The Winger is currently on loan at the Catalan giants until the end of the season.
Traore headed back to where it all began for him, snubbing Tottenham Hotspur in the process.
It’s been a solid start to life back at the Nou Camp for Traore.
He’s already provided a handful of assists, and is yet to be on the losing side under Xavi.
The club are doing much better now in terms of performances and results. And their goal is to ensure they quality for next season’s Champions League.
It remains to be seen if that happens, and if Traore would still be a Barca player.
They want him, but Laporta said (as quoted by Fabrizio Romano): “We’d love Adama Traoré to stay here [buy option clause from Wolves], it’s possible – but we’re in difficult financial situation. We’ll see at the end of the season.”
When Traore was let go in January, it was reported (Sky Sports) Barca and Wolves had negotiated a £29 million option to buy clause.
That raised eyebrows. To send the player out on loan, without an obligation clause when his contract is winding down, seemed like a strange move.
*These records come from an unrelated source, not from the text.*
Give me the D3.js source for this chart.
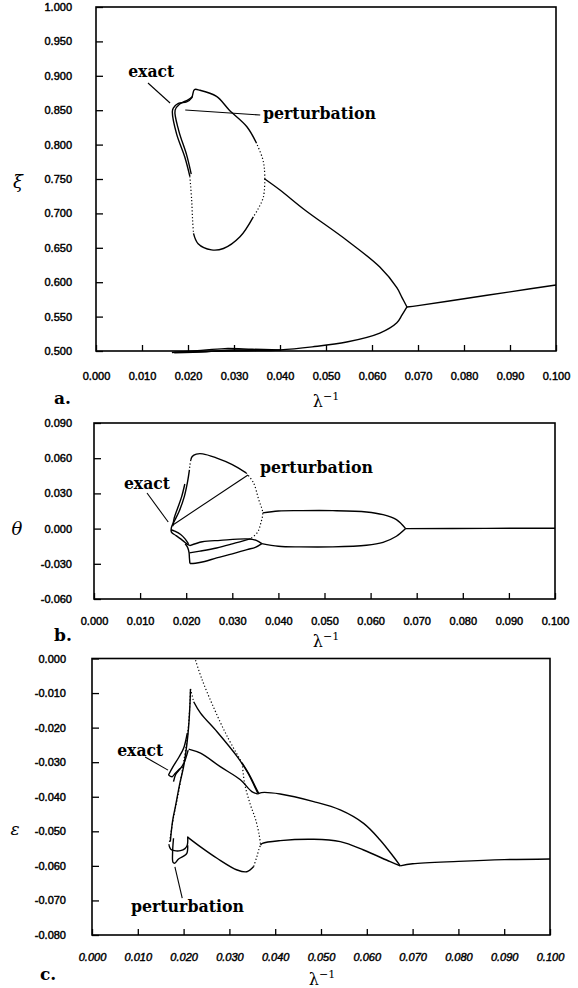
<!DOCTYPE html>
<html>
<head>
<meta charset="utf-8">
<script src="https://cdn.jsdelivr.net/npm/d3@7"></script>
<style>
  body { margin: 0; background: #fff; }
  .tick text { font-family: "Liberation Sans", Arial, sans-serif; font-size: 11px; fill: #000; stroke: #000; stroke-width: 0.45; }
  .tick line { stroke: #000; stroke-width: 1.3; }
  .note { font-family: "DejaVu Serif", serif; font-weight: bold; font-size: 16px; }
</style>
</head>
<body>
<div id="chart"></div>
<script>
// tick values
var xTicks = d3.range(11).map(i => i * 0.01);
var xiTicks = d3.range(11).map(i => 0.5 + i * 0.05);
var thetaTicks = d3.range(6).map(i => -0.06 + i * 0.03);
var epsTicks = d3.range(9).map(i => -0.08 + i * 0.01);

// panel a : xi against lambda^-1
var xiRight = [[0.100,0.596],[0.090,0.586],[0.080,0.576],[0.070,0.566],[0.0676,0.564]];
var xiUpper = [[0.0676,0.564],[0.0665,0.578],[0.0654,0.592],[0.0617,0.622],[0.0545,0.661],[0.0454,0.705],[0.0400,0.734],[0.0367,0.750]];
var xiLower = [[0.0676,0.564],[0.0665,0.552],[0.0654,0.541],[0.0617,0.526],[0.0545,0.513],[0.0470,0.506],[0.0400,0.5015],[0.0330,0.5003],[0.0250,0.4995],[0.0170,0.4980]];
var xiFloorA = [[0.0165,0.4978],[0.0220,0.5005],[0.0280,0.5035],[0.0340,0.5025],[0.0400,0.5015]];
var xiFloorB = [[0.0170,0.4975],[0.0240,0.4990],[0.0300,0.5015],[0.0360,0.5010]];
var xiLoopUpper = [[0.0349,0.802],[0.0328,0.826],[0.0290,0.850],[0.0262,0.870],[0.0226,0.879],[0.0214,0.880],[0.0208,0.868],[0.0197,0.862],[0.0179,0.860],[0.0168,0.853],[0.0166,0.848],[0.0175,0.816],[0.0193,0.782],[0.0204,0.754]];
var xiLoopUpperDots = [[0.0367,0.750],[0.0366,0.765],[0.0362,0.780],[0.0349,0.802]];
var xiLoopLowerDots = [[0.0367,0.750],[0.0364,0.724],[0.0352,0.706],[0.0342,0.695]];
var xiLoopLeftDots = [[0.0204,0.754],[0.0208,0.719],[0.0210,0.690],[0.0212,0.671]];
var xiLoopLower = [[0.0212,0.671],[0.0222,0.656],[0.0251,0.647],[0.0277,0.649],[0.0313,0.666],[0.0342,0.695]];
var xiExact = [[0.0210,0.870],[0.0200,0.865],[0.0182,0.859],[0.0172,0.850],[0.0180,0.820],[0.0197,0.785],[0.0207,0.757]];

// panel b : theta against lambda^-1
var thRight = [[0.100,0.0003],[0.085,0.0002],[0.0676,0.0000]];
var thUpper = [[0.0676,0.0000],[0.0656,0.0077],[0.0627,0.0119],[0.0591,0.0142],[0.0518,0.0153],[0.0446,0.0153],[0.0400,0.0150],[0.0366,0.0134]];
var thLower = [[0.0676,0.0000],[0.0656,-0.0065],[0.0627,-0.0117],[0.0591,-0.0142],[0.0518,-0.0156],[0.0446,-0.0156],[0.0400,-0.0150],[0.0364,-0.0128]];
var thLoopTop = [[0.0330,0.0475],[0.0300,0.0546],[0.0265,0.0603],[0.0236,0.0637],[0.0222,0.0635],[0.0213,0.0615],[0.0210,0.0585]];
var thLoopLeftDots = [[0.0210,0.0585],[0.0208,0.0540],[0.0207,0.0500]];
var thLoopLeft = [[0.0207,0.0500],[0.0203,0.0400],[0.0196,0.0275],[0.0185,0.0150],[0.0175,0.0070],[0.0168,0.0010],[0.0168,-0.0030],[0.0178,-0.0060],[0.0192,-0.0100],[0.0203,-0.0135],[0.0208,-0.0145]];
var thLoopRightDots = [[0.0330,0.0475],[0.0346,0.0390],[0.0357,0.0250],[0.0366,0.0134],[0.0362,0.0050],[0.0355,-0.0030],[0.0340,-0.0085]];
var thMiddle = [[0.0340,-0.0085],[0.0300,-0.0130],[0.0266,-0.0165],[0.0230,-0.0192],[0.0207,-0.0207]];
var thEllipseTop = [[0.0208,-0.0145],[0.0235,-0.0112],[0.0274,-0.0100],[0.0332,-0.0088],[0.0352,-0.0100],[0.0364,-0.0128]];
var thEllipseBottom = [[0.0364,-0.0128],[0.0350,-0.0160],[0.0332,-0.0179],[0.0300,-0.0215],[0.0266,-0.0250],[0.0240,-0.0280],[0.0220,-0.0295],[0.0208,-0.0298]];
var thEllipseLeft = [[0.0208,-0.0298],[0.0207,-0.0250],[0.0206,-0.0200],[0.0203,-0.0160],[0.0198,-0.0130]];
var thLens = [[0.0167,-0.0010],[0.0175,-0.0022],[0.0188,-0.0050],[0.0198,-0.0090],[0.0205,-0.0130]];
var thExact = [[0.0171,0.0020],[0.0174,0.0090],[0.0181,0.0170],[0.0190,0.0270],[0.0197,0.0380]];

// panel c : epsilon against lambda^-1
var epRight = [[0.100,-0.0580],[0.090,-0.0582],[0.080,-0.0587],[0.070,-0.0594],[0.0673,-0.0600]];
var epUpper = [[0.0673,-0.0600],[0.0658,-0.0573],[0.0629,-0.0525],[0.0593,-0.0477],[0.0542,-0.0438],[0.0484,-0.0414],[0.0411,-0.0392],[0.0370,-0.0388],[0.0362,-0.0392]];
var epLower = [[0.0673,-0.0600],[0.0651,-0.0588],[0.0593,-0.0554],[0.0542,-0.0530],[0.0484,-0.0523],[0.0411,-0.0527],[0.0372,-0.0535],[0.0368,-0.0540]];
var epMid = [[0.0211,-0.0262],[0.0237,-0.0274],[0.0280,-0.0313],[0.0324,-0.0351],[0.0349,-0.0385],[0.0362,-0.0392]];
var epTopDots = [[0.0226,-0.0005],[0.0240,-0.0060],[0.0265,-0.0140],[0.0295,-0.0225],[0.0328,-0.0303]];
var epTopTail = [[0.0328,-0.0303],[0.0345,-0.0340],[0.0357,-0.0372],[0.0364,-0.0390]];
var epPeakDots = [[0.0215,-0.0088],[0.0222,-0.0125]];
var epPeakLine = [[0.0222,-0.0125],[0.0237,-0.0158],[0.0273,-0.0212],[0.0317,-0.0284],[0.0340,-0.0330],[0.0355,-0.0370],[0.0362,-0.0390]];
var epRightDots = [[0.0328,-0.0303],[0.0333,-0.0360],[0.0345,-0.0420],[0.0357,-0.0465],[0.0365,-0.0510],[0.0368,-0.0540]];
var epBottomLoop = [[0.0208,-0.0516],[0.0237,-0.0545],[0.0273,-0.0578],[0.0317,-0.0612],[0.0338,-0.0617],[0.0353,-0.0602]];
var epBottomDots = [[0.0353,-0.0602],[0.0360,-0.0573],[0.0365,-0.0550],[0.0368,-0.0540]];
var epLeftRise = [[0.0171,-0.0530],[0.0176,-0.0470],[0.0182,-0.0429],[0.0192,-0.0360],[0.0200,-0.0313],[0.0207,-0.0250],[0.0211,-0.0197],[0.0214,-0.0130],[0.0215,-0.0090]];
var epLeftRiseDots = [[0.0168,-0.0540],[0.0178,-0.0460],[0.0190,-0.0380],[0.0200,-0.0300],[0.0208,-0.0230],[0.0213,-0.0150],[0.0215,-0.0088]];
var epExactLow = [[0.0168,-0.0540],[0.0172,-0.0552],[0.0180,-0.0556],[0.0193,-0.0556],[0.0203,-0.0550],[0.0208,-0.0540],[0.0209,-0.0516]];
var epPertLow = [[0.0178,-0.0520],[0.0176,-0.0560],[0.0177,-0.0590],[0.0181,-0.0592],[0.0189,-0.0580],[0.0200,-0.0572],[0.0207,-0.0564],[0.0209,-0.0540]];
var epHookA = [[0.0167,-0.0337],[0.0176,-0.0315],[0.0190,-0.0285],[0.0200,-0.0260],[0.0208,-0.0216]];
var epHookB = [[0.0178,-0.0356],[0.0183,-0.0335],[0.0192,-0.0320],[0.0200,-0.0305],[0.0210,-0.0265]];
var epHookLink = [[0.0167,-0.0337],[0.0175,-0.0342],[0.0182,-0.0332],[0.0192,-0.0318]];

var W = 578, H = 988;
var svg = d3.select("#chart").append("svg").attr("width", W).attr("height", H);
var fmt = v => d3.format(".3f")(v).replace("\u2212", "-");
var line = d3.line().curve(d3.curveCatmullRom.alpha(0.5));

function drawPanel(p) {
  var x = d3.scaleLinear().domain([0, 0.1]).range([p.left, p.right]);
  var y = d3.scaleLinear().domain(p.yDomain).range([p.bottom, p.top]);
  line.x(d => x(d[0])).y(d => y(d[1]));
  var g = svg.append("g");

  var ax = g.append("g")
    .attr("transform", "translate(0," + p.bottom + ")")
    .call(d3.axisBottom(x).tickValues(xTicks).tickFormat(fmt).tickSize(-6).tickSizeOuter(0).tickPadding(p.xPad));
  ax.select(".domain").remove();
  if (p.italicX) ax.selectAll("text").style("font-style", "italic");

  var ay = g.append("g")
    .attr("transform", "translate(" + p.left + ",0)")
    .call(d3.axisLeft(y).tickValues(p.yTicks).tickFormat(fmt).tickSize(-7).tickSizeOuter(0).tickPadding(p.yPad));
  ay.select(".domain").remove();

  g.append("rect")
    .attr("x", p.left).attr("y", p.top)
    .attr("width", p.right - p.left).attr("height", p.bottom - p.top)
    .attr("fill", "none").attr("stroke", "#000").attr("stroke-width", 1.6);

  p.series.forEach(function (s) {
    g.append("path")
      .attr("d", line(s.pts))
      .attr("fill", "none")
      .attr("stroke", "#000")
      .attr("stroke-width", s.dots ? 1.2 : 1.4)
      .attr("stroke-dasharray", s.dots ? "1.2,2.2" : null);
  });

  p.notes.forEach(function (n) {
    g.append("line")
      .attr("x1", x(n.from[0])).attr("y1", y(n.from[1]))
      .attr("x2", x(n.to[0])).attr("y2", y(n.to[1]))
      .attr("stroke", "#000").attr("stroke-width", 1.1);
    g.append("text").attr("class", "note")
      .attr("x", x(n.at[0])).attr("y", y(n.at[1]))
      .attr("textLength", n.text == "exact" ? 46 : 113)
      .attr("lengthAdjust", "spacingAndGlyphs")
      .text(n.text);
  });

  // y symbol
  g.append("text")
    .attr("x", p.symX).attr("y", p.symY)
    .attr("font-family", "DejaVu Serif, serif").attr("font-style", "italic")
    .attr("font-size", p.symSize).attr("text-anchor", "middle")
    .text(p.sym);

  // x title
  var t = g.append("text")
    .attr("x", p.titleX).attr("y", p.titleY)
    .attr("font-family", "DejaVu Serif, serif").attr("font-size", 16)
    .attr("text-anchor", "middle");
  t.append("tspan").text("\u03bb");
  t.append("tspan").attr("dy", -7).attr("font-size", 11).text("\u22121");

  g.append("text")
    .attr("x", p.letterX).attr("y", p.letterY)
    .attr("font-family", "DejaVu Serif, serif").attr("font-weight", "bold").attr("font-size", 17)
    .text(p.letter);
}

drawPanel({
  left: 96, right: 556, top: 7, bottom: 351, yDomain: [0.5, 1.0], yTicks: xiTicks,
  xPad: 21, yPad: 24,
  series: [
    {pts: xiRight}, {pts: xiUpper}, {pts: xiLower}, {pts: xiFloorA}, {pts: xiFloorB},
    {pts: xiLoopUpper}, {pts: xiLoopUpperDots, dots: true}, {pts: xiLoopLowerDots, dots: true},
    {pts: xiLoopLeftDots, dots: true}, {pts: xiLoopLower}, {pts: xiExact}
  ],
  notes: [
    {text: "exact", at: [0.0070, 0.8983], from: [0.0113, 0.8895], to: [0.0161, 0.8605]},
    {text: "perturbation", at: [0.0363, 0.8372], from: [0.0194, 0.8503], to: [0.0357, 0.8430]}
  ],
  sym: "\u03be", symX: 18, symY: 188, symSize: 18,
  titleX: 326, titleY: 407, letter: "a.", letterX: 54, letterY: 404
});

drawPanel({
  left: 94, right: 555, top: 423, bottom: 599, yDomain: [-0.06, 0.09], yTicks: thetaTicks,
  xPad: 18, yPad: 22,
  series: [
    {pts: thRight}, {pts: thUpper}, {pts: thLower}, {pts: thLoopTop},
    {pts: thLoopLeftDots, dots: true}, {pts: thLoopLeft}, {pts: thLoopRightDots, dots: true},
    {pts: thMiddle}, {pts: thEllipseTop}, {pts: thEllipseBottom}, {pts: thEllipseLeft},
    {pts: thLens}, {pts: thExact}
  ],
  notes: [
    {text: "exact", at: [0.0065, 0.0337], from: [0.0115, 0.0303], to: [0.0161, 0.0056]},
    {text: "perturbation", at: [0.0360, 0.0474], from: [0.0171, 0.0031], to: [0.0334, 0.0457]}
  ],
  sym: "\u03b8", symX: 17, symY: 535, symSize: 18,
  titleX: 326, titleY: 647, letter: "b.", letterX: 54, letterY: 641
});

drawPanel({
  left: 92, right: 550, top: 658.5, bottom: 935, yDomain: [-0.08, 0], yTicks: epsTicks,
  xPad: 18, yPad: 26, italicX: true,
  series: [
    {pts: epRight}, {pts: epUpper}, {pts: epLower}, {pts: epMid},
    {pts: epTopDots, dots: true}, {pts: epTopTail}, {pts: epPeakDots, dots: true}, {pts: epPeakLine},
    {pts: epRightDots, dots: true}, {pts: epBottomLoop}, {pts: epBottomDots, dots: true},
    {pts: epLeftRise}, {pts: epLeftRiseDots, dots: true}, {pts: epExactLow}, {pts: epPertLow},
    {pts: epHookA}, {pts: epHookB}, {pts: epHookLink}
  ],
  notes: [
    {text: "exact", at: [0.0055, -0.0282], from: [0.0116, -0.0285], to: [0.0166, -0.0323]},
    {text: "perturbation", at: [0.0085, -0.0733], from: [0.0181, -0.0603], to: [0.0197, -0.0693]}
  ],
  sym: "\u03b5", symX: 15, symY: 835, symSize: 17,
  titleX: 322, titleY: 985, letter: "c.", letterX: 40, letterY: 980
});
</script>
</body>
</html>
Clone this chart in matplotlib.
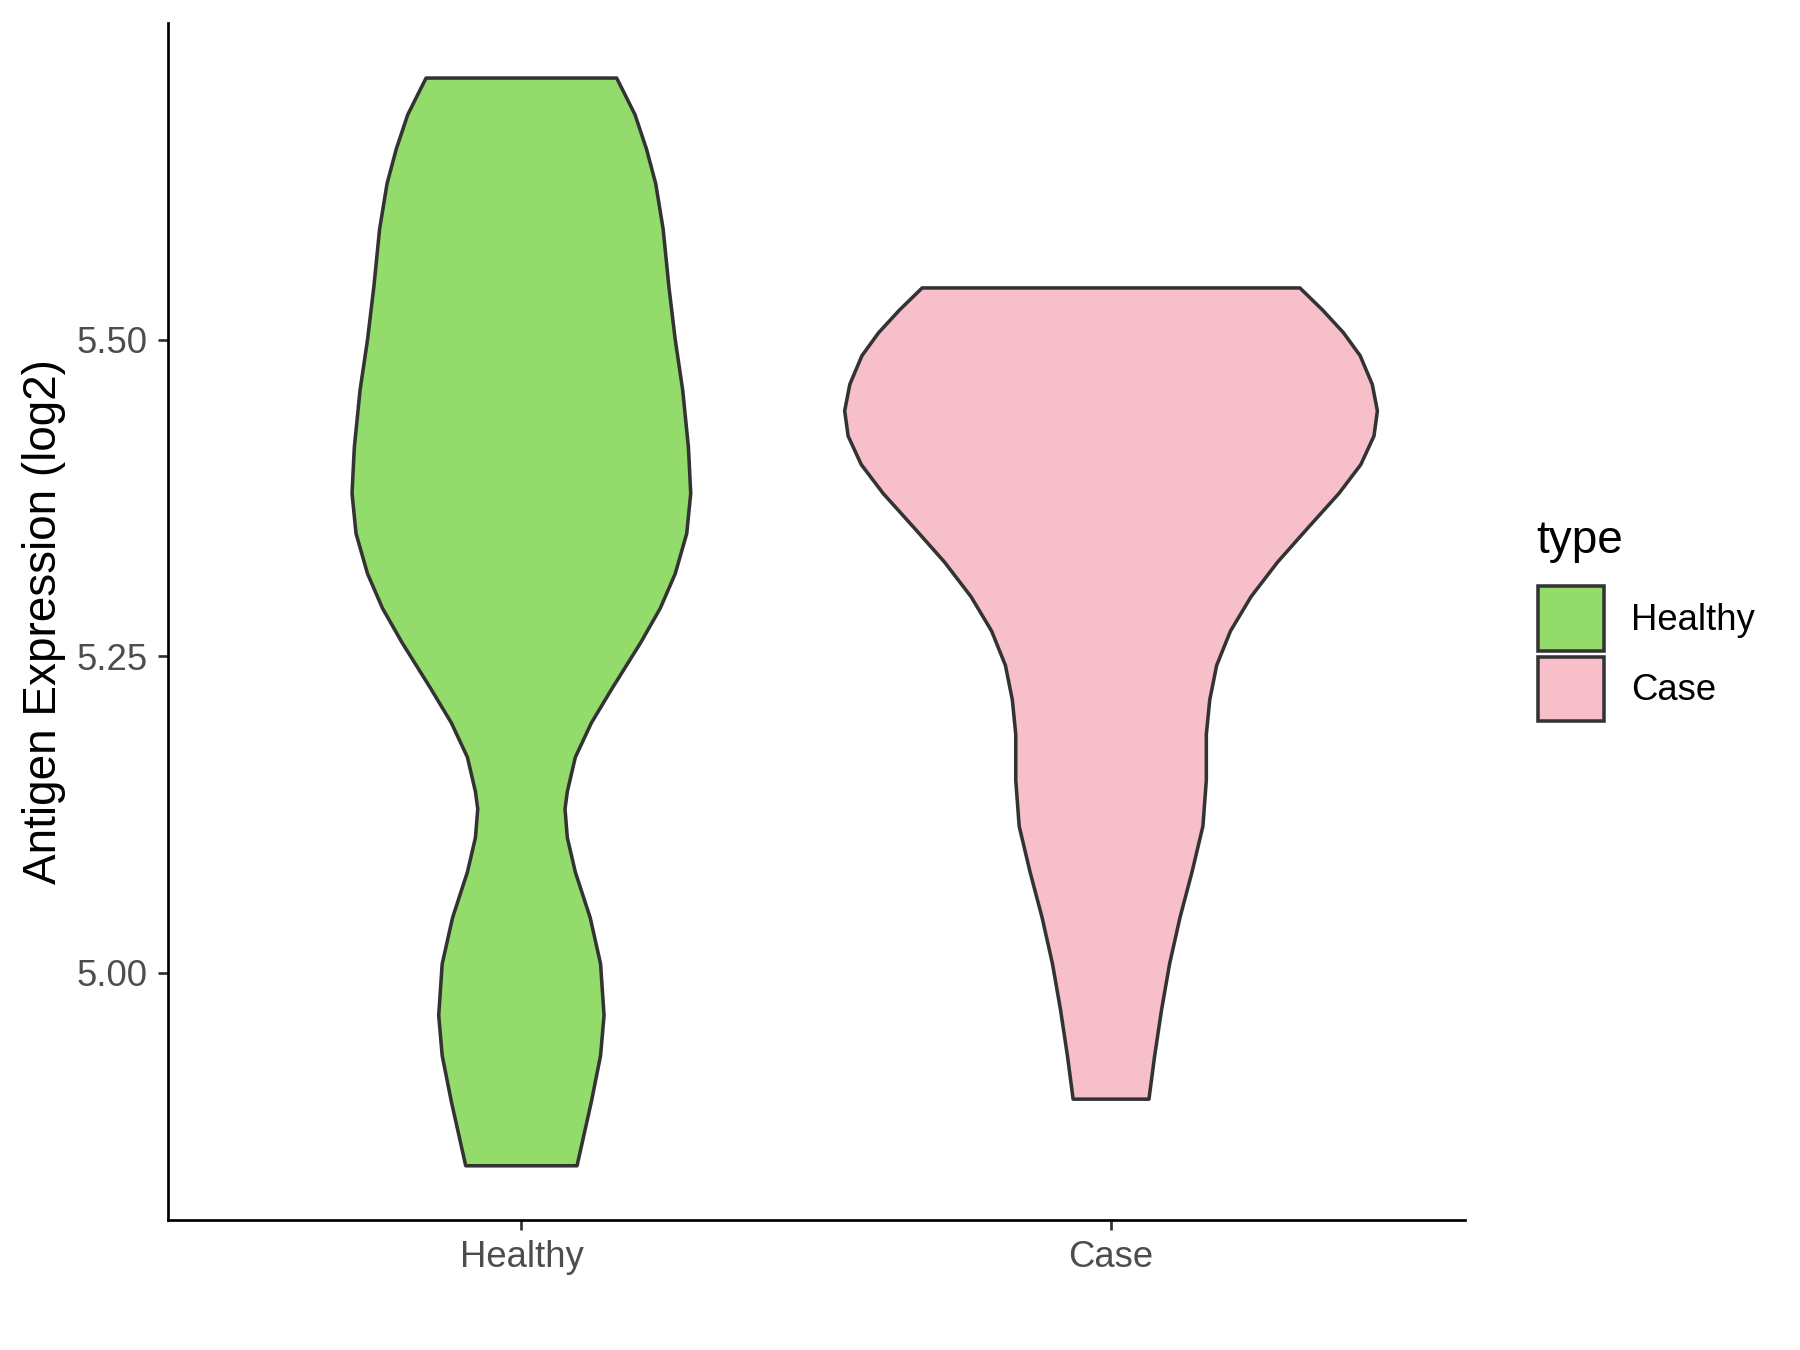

Laporta’s latest comments are a concern. They give the impression that Barca are going to try and find a way around paying that £29 million option to buy clause.
Wolves have to get tough with Barcelona over Adama Traore
It is worrying to hear Laporta talking like this.
He seems to already be laying the groundwork for Barcelona to wriggle out of paying £29 million for Traore.
Their financial problems are well documented. So why Wolves agreed to such a deal in the first place is really bizarre.
Wolves cannot dance to Barca’s tune. They need to get tough and demand straight cash. No swaps involving Francisco Trincao or Riqui Puig.
Traore only having a year left on his contract at Molineux really complicates matters.
But there is a chance a number of other clubs could be keen to sign him as well as Barca this summer. That might lead to a bidding war, which would be most ideal.